Manifesto
From the New York Times story about Karl Rove and Andy Card:
By most accounts inside and outside the administration, Mr. Rove is relentlessly cheerful, presenting himself as an optimistic face in a gloomy White House. One person who met Mr. Rove said he attributed Mr. Bush's problems more to external events, in particular Hurricane Katrina and Iraq, than to anything the White House did wrong.

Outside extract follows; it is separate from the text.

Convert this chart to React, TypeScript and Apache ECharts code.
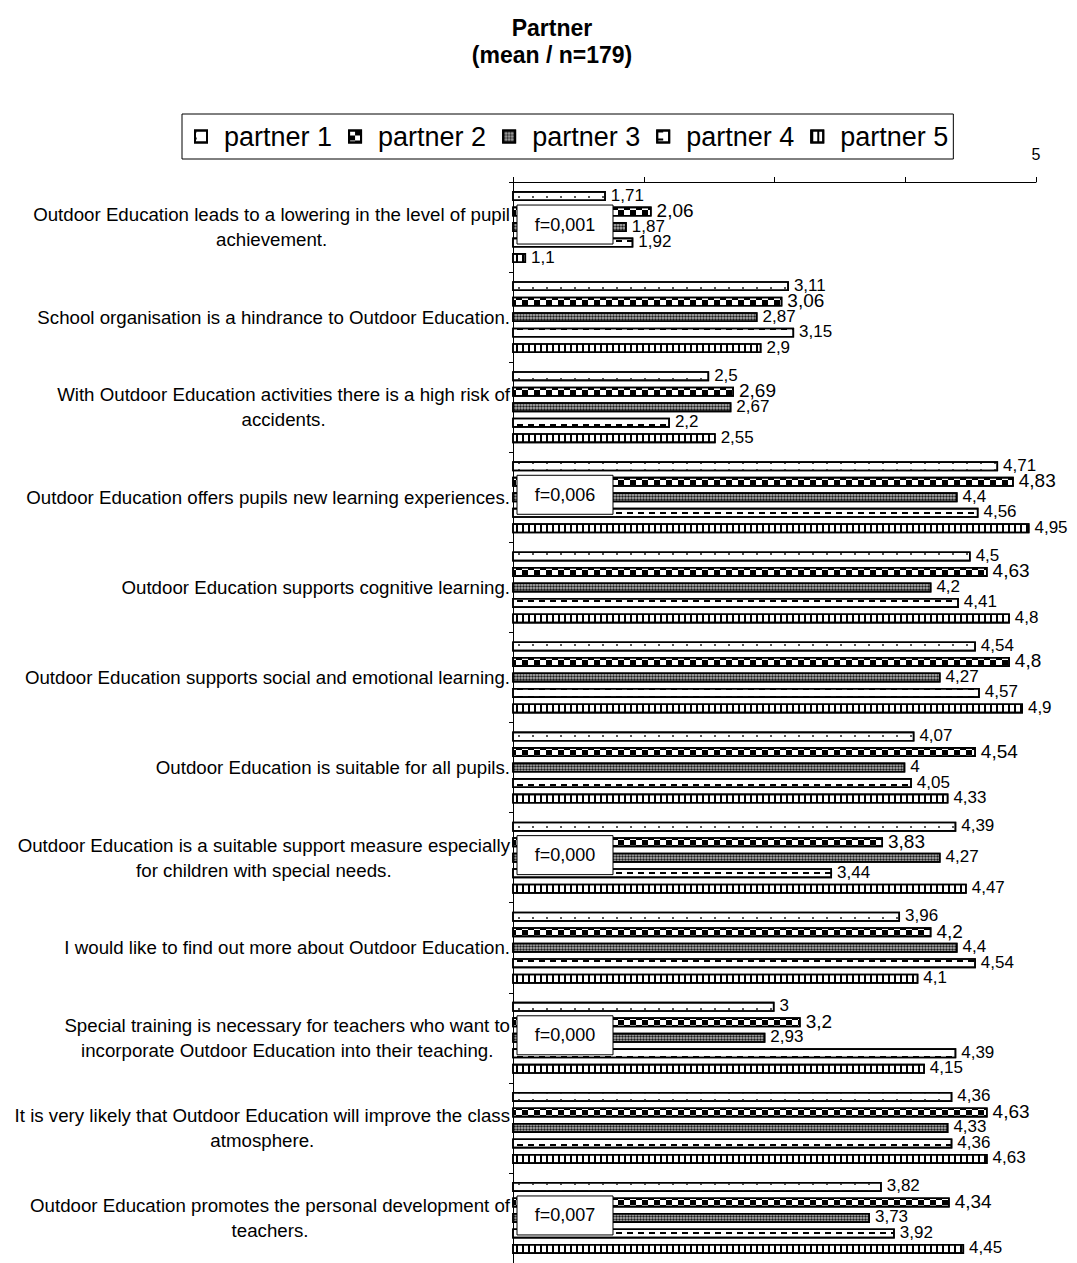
import React, { useEffect, useRef } from 'react';
import * as echarts from 'echarts';

const categories = [
  'Outdoor Education leads to a lowering in the level of pupil\nachievement.',
  'School organisation is a hindrance to Outdoor Education.',
  'With Outdoor Education activities there is a high risk of\naccidents.',
  'Outdoor Education offers pupils new learning experiences.',
  'Outdoor Education supports cognitive learning.',
  'Outdoor Education supports social and emotional learning.',
  'Outdoor Education is suitable for all pupils.',
  'Outdoor Education is a suitable support measure especially\nfor children with special needs.',
  'I would like to find out more about Outdoor Education.',
  'Special training is necessary for teachers who want to\nincorporate Outdoor Education into their teaching.',
  'It is very likely that Outdoor Education will improve the class\natmosphere.',
  'Outdoor Education promotes the personal development of\nteachers.',
];

const seriesNames = ['partner 1', 'partner 2', 'partner 3', 'partner 4', 'partner 5'];

const partner1 = [1.71, 3.11, 2.5, 4.71, 4.5, 4.54, 4.07, 4.39, 3.96, 3, 4.36, 3.82];
const partner2 = [2.06, 3.06, 2.69, 4.83, 4.63, 4.8, 4.54, 3.83, 4.2, 3.2, 4.63, 4.34];
const partner3 = [1.87, 2.87, 2.67, 4.4, 4.2, 4.27, 4, 4.27, 4.4, 2.93, 4.33, 3.73];
const partner4 = [1.92, 3.15, 2.2, 4.56, 4.41, 4.57, 4.05, 3.44, 4.54, 4.39, 4.36, 3.92];
const partner5 = [1.1, 2.9, 2.55, 4.95, 4.8, 4.9, 4.33, 4.47, 4.1, 4.15, 4.63, 4.45];

const fCategoryIndex = [0, 3, 7, 9, 11];
const fTexts = ['f=0,001', 'f=0,006', 'f=0,000', 'f=0,000', 'f=0,007'];

const axisMin = 1;
const axisMax = 5;
const axisInterval = 1;

const titleText = 'Partner\n(mean / n=179)';

const FONT = '"Liberation Sans", Arial, Helvetica, sans-serif';

const fills = ['#ffffff', '#ffffff', '#9a9a9a', '#ffffff', '#ffffff'];
const decals: any[] = [
  { symbol: 'rect', symbolSize: 1, color: '#555', dashArrayX: [1.5, 12], dashArrayY: [1.5, 4.5] },
  { symbol: 'rect', symbolSize: 1, color: '#000', dashArrayX: [[6, 6], [0, 6, 6, 0]], dashArrayY: [5, 0] },
  { symbol: 'diamond', symbolSize: 0.9, color: '#1a1a1a', dashArrayX: [3, 0], dashArrayY: [3, 0] },
  { symbol: 'rect', symbolSize: 1, color: '#000', dashArrayX: [6, 5], dashArrayY: [1.8, 6] },
  { symbol: 'rect', symbolSize: 1, color: '#000', dashArrayX: [1.3, 3.2], dashArrayY: [1, 0] },
];

const partnerData = [partner1, partner2, partner3, partner4, partner5];

export default function App() {
  const ref = useRef<HTMLDivElement>(null);

  useEffect(() => {
    document.body.style.margin = '0';
    if (!ref.current) return;
    const chart = echarts.init(ref.current, undefined, { renderer: 'svg' });

    const option: any = {
      animation: false,
      backgroundColor: '#ffffff',
      textStyle: { fontFamily: FONT },
      title: {
        text: titleText,
        left: 552,
        top: 14,
        padding: 0,
        textAlign: 'center',
        textStyle: { fontSize: 23, fontWeight: 'bold', lineHeight: 27, color: '#000', fontFamily: FONT },
      },
      legend: {
        left: 182,
        top: 114,
        orient: 'horizontal',
        icon: 'rect',
        itemWidth: 12,
        itemHeight: 12,
        itemGap: 16,
        padding: [9, 5, 9, 12],
        borderColor: '#000',
        borderWidth: 1,
        textStyle: { fontSize: 27, color: '#000', fontFamily: FONT, padding: [0, 0, 0, 12] },
        data: seriesNames,
      },
      grid: { left: 513, right: 41, top: 182, bottom: 0, containLabel: false },
      xAxis: {
        type: 'value',
        position: 'top',
        min: axisMin,
        max: axisMax,
        interval: axisInterval,
        axisLine: { show: true, lineStyle: { color: '#000', width: 1 } },
        axisTick: { show: true, length: 5, lineStyle: { color: '#000' } },
        splitLine: { show: false },
        axisLabel: {
          formatter: (v: number) => (v === axisMax ? String(v) : ''),
          fontSize: 16,
          color: '#000',
          margin: 20,
          fontFamily: FONT,
        },
      },
      yAxis: {
        type: 'category',
        data: categories,
        inverse: true,
        axisLine: { show: true, lineStyle: { color: '#000', width: 1 } },
        axisTick: { show: true, length: 4, lineStyle: { color: '#000' } },
        axisLabel: {
          interval: 0,
          margin: 3,
          color: '#000',
          fontSize: 18.7,
          formatter: (v: string) => v.split('\n').map((l) => `{c|${l}}`).join('\n'),
          rich: {
            c: { fontSize: 18.7, lineHeight: 25, align: 'center', color: '#000', fontFamily: FONT },
          },
        },
      },
      series: partnerData.map((d, i) => ({
        name: seriesNames[i],
        type: 'bar',
        data: d,
        barWidth: 10,
        barGap: '55%',
        itemStyle: { color: fills[i], borderColor: '#000', borderWidth: 1.6, decal: decals[i] },
        label: {
          show: true,
          position: 'right',
          distance: 5,
          offset: [0, -1],
          fontSize: i === 1 ? 19 : 17,
          color: '#000',
          fontFamily: FONT,
          formatter: (p: any) => String(p.value).replace('.', ','),
        },
      })),
    };

    chart.setOption(option);

    const x0 = chart.convertToPixel({ xAxisIndex: 0 } as any, axisMin) as unknown as number;
    const graphics = fCategoryIndex.map((ci, k) => {
      const y = chart.convertToPixel({ yAxisIndex: 0 } as any, categories[ci]) as unknown as number;
      return {
        type: 'group',
        x: x0 + 4,
        y: y - 22,
        z: 100,
        children: [
          {
            type: 'rect',
            z: 100,
            shape: { x: 0, y: 0, width: 96, height: 39 },
            style: { fill: '#fff', stroke: '#000', lineWidth: 1 },
          },
          {
            type: 'text',
            z: 101,
            style: { text: fTexts[k], x: 48, y: 19.5, align: 'center', verticalAlign: 'middle', fontSize: 18, fill: '#000', fontFamily: FONT },
          },
        ],
      };
    });
    chart.setOption({ graphic: graphics });

    return () => chart.dispose();
  }, []);

  return <div ref={ref} style={{ width: 1077, height: 1263 }} />;
}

Does anybody else find the second sentence to be the most depressing thing they have ever read? Katrina and Iraq are "external events" and not "anything the White House did wrong?" I don't know if I'm more depressed about the arrogance of the view expressed by the unnamed White House source (although unsurprising) or that fact that the New York Times has no problem reciting the characterization that Katrina and Iraq are simply "external events" that were imposed on the White House. In simple terms, so we don't have to keep repeating ourselves, nobody is upset about Katrina happened but people are actually upset about the piss-poor response that allowed people to die as a result of the storm, among a myriad other tragedies. As for Iraq, people are rightly pissed about both its occurrence in the first place and the incompetence with which the entire operation has been run. The fact that the White House is framing these as "external events" should give Democrats more spine to run on these issues. But perhaps is it hard to get more of something that you don't have in the first place, with rare exceptions. Anybody else of the view that the Democratic party needs a serious bloodletting? Getting rid of Lieberman would be a good start.
1 Comments:
These guys create their own reality. They brag about it. They live in a "faith-based" universe where facts are not to be believed.